Pada Kamis (5/32020) lalu, PVI dan Yayasan Konservasi Alam Nusantara menggelar pertemuan antara warga Kampung Teluk Semanting dengan Bupati dan Wakil Bupati Berau. Pada pertemuan tersebut para warga yang juga relawan Photovoices International mempresentasikan hasil foto mereka yang merepresentasikan kondisi kampung.

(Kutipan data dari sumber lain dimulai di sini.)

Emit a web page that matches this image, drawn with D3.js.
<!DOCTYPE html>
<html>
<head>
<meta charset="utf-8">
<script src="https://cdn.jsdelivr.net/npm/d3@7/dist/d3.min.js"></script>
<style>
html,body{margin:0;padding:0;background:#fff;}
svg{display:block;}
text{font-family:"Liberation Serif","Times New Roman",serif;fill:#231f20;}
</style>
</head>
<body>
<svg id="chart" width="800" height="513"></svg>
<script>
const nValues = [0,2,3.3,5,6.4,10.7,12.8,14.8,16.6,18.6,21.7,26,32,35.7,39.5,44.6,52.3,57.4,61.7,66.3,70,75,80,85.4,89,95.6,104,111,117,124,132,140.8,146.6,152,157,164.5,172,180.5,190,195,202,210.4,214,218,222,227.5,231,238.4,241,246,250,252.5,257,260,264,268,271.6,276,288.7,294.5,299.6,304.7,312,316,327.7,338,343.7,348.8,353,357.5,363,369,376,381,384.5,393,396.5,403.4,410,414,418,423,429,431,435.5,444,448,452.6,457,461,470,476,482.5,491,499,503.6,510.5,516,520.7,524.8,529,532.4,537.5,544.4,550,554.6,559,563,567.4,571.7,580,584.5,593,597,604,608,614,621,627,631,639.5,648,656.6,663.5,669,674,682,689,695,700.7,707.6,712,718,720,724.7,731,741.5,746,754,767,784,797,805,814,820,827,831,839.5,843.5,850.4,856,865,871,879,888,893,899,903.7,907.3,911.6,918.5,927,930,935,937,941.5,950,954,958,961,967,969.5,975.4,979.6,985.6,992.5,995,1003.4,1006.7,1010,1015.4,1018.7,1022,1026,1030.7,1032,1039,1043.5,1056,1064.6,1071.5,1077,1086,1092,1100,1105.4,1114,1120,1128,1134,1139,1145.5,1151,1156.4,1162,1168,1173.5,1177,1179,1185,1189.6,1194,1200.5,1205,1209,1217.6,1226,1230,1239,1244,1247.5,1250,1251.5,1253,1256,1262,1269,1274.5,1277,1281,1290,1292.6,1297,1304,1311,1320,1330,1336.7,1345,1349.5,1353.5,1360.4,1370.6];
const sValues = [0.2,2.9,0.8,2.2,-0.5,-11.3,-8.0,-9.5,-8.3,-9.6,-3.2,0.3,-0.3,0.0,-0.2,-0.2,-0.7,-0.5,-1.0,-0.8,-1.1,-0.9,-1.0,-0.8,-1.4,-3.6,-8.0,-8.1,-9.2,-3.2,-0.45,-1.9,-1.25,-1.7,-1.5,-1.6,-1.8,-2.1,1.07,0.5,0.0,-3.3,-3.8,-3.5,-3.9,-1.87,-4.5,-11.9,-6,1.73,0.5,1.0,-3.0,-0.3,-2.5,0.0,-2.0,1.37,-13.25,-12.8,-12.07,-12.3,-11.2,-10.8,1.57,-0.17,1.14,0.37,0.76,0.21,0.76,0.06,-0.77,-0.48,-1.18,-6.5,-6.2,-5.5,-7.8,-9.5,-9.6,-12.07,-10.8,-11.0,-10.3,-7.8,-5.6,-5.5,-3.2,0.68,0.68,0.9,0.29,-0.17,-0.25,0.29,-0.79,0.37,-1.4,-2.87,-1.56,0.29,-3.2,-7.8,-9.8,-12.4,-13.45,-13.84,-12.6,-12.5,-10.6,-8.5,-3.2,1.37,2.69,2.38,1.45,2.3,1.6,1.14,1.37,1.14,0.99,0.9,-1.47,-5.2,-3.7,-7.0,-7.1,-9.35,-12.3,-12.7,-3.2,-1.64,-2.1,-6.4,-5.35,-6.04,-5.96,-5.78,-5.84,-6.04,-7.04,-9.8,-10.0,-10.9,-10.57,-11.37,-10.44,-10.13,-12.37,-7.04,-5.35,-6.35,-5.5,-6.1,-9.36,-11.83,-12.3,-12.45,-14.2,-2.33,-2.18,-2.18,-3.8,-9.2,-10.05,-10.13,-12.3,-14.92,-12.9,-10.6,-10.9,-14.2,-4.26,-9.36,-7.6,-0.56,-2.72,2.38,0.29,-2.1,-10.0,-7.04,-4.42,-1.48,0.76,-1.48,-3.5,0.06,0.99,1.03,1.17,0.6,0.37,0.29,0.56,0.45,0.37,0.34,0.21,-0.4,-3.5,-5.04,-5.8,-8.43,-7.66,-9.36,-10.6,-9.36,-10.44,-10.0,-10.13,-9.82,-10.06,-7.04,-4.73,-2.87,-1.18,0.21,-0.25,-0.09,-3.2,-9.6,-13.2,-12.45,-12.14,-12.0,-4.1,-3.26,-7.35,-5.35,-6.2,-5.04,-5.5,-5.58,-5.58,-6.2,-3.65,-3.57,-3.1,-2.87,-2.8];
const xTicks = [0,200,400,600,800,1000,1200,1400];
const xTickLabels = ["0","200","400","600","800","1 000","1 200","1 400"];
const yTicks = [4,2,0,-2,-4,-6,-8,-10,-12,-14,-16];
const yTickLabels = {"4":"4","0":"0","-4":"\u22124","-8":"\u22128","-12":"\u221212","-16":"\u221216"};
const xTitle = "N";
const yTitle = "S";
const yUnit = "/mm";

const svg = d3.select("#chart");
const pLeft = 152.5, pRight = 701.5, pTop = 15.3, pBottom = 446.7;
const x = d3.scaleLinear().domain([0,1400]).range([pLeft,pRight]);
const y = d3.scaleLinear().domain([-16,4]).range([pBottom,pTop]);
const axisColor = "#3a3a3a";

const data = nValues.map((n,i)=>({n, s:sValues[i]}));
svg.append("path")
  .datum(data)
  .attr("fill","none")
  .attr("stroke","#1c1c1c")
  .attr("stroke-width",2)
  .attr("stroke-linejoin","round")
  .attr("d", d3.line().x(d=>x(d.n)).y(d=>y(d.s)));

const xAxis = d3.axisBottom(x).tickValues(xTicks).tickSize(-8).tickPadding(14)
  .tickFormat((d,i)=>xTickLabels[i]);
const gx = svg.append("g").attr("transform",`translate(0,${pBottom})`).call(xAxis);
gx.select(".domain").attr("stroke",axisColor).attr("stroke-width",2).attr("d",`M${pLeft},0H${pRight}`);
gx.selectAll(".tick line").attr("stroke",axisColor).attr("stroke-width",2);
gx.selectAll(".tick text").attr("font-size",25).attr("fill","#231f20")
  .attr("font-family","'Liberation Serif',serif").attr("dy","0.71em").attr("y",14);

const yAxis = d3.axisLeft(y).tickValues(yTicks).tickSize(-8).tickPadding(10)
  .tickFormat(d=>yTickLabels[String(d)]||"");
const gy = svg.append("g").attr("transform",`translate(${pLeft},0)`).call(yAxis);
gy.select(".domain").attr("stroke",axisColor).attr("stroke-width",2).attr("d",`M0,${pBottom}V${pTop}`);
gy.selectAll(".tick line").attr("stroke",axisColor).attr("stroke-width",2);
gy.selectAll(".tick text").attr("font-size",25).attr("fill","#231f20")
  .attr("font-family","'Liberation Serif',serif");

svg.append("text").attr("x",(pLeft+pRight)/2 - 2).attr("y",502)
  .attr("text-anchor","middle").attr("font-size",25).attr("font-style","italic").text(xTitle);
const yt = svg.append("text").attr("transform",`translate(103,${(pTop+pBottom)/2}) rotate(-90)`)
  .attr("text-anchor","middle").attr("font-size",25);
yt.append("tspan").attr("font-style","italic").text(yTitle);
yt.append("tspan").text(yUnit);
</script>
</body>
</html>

Respons berbagai masalah pun ditanggapi oleh Bupati dan Wakil Bupati Berau melalui janji kebijakan kepada warga Kampung Teluk Semanting. Bupati Berau Muharram pun menganggap bahwa acara yang diselenggarakan di Gedung Balai Mufakat, Tanjung Redeb itu dapat menjadi contoh untuk forum-forum pertemuan antara pemerintah dan desa. Karena melalui medium foto, permasalahan dapat terlihat dengan jelas.

Bagi Amy, hal yang paling menantang dalam pekerjaanya ialah saat meninggalkan para relawan saat proyek sudah selesai. Karena pekerjaanya itu bersifat pribadi, intim, dan intens. Membuat hubungan Amy dan masyarakat menjadi dalam.

Selain itu, sebagai orang asing pun Amy masih merasa kesulitan karena keterbatasan bahasa. Namun, itu tak menghentingkan langkahnya untuk terus memberikan nilai-nilai baru pada masyarakat. Bahkan mengajarkan mereka untuk membuat caption, mengevaluasi, dan menyemangati mereka walaupun sudah tidak bekerja dalam satu proyek bersama.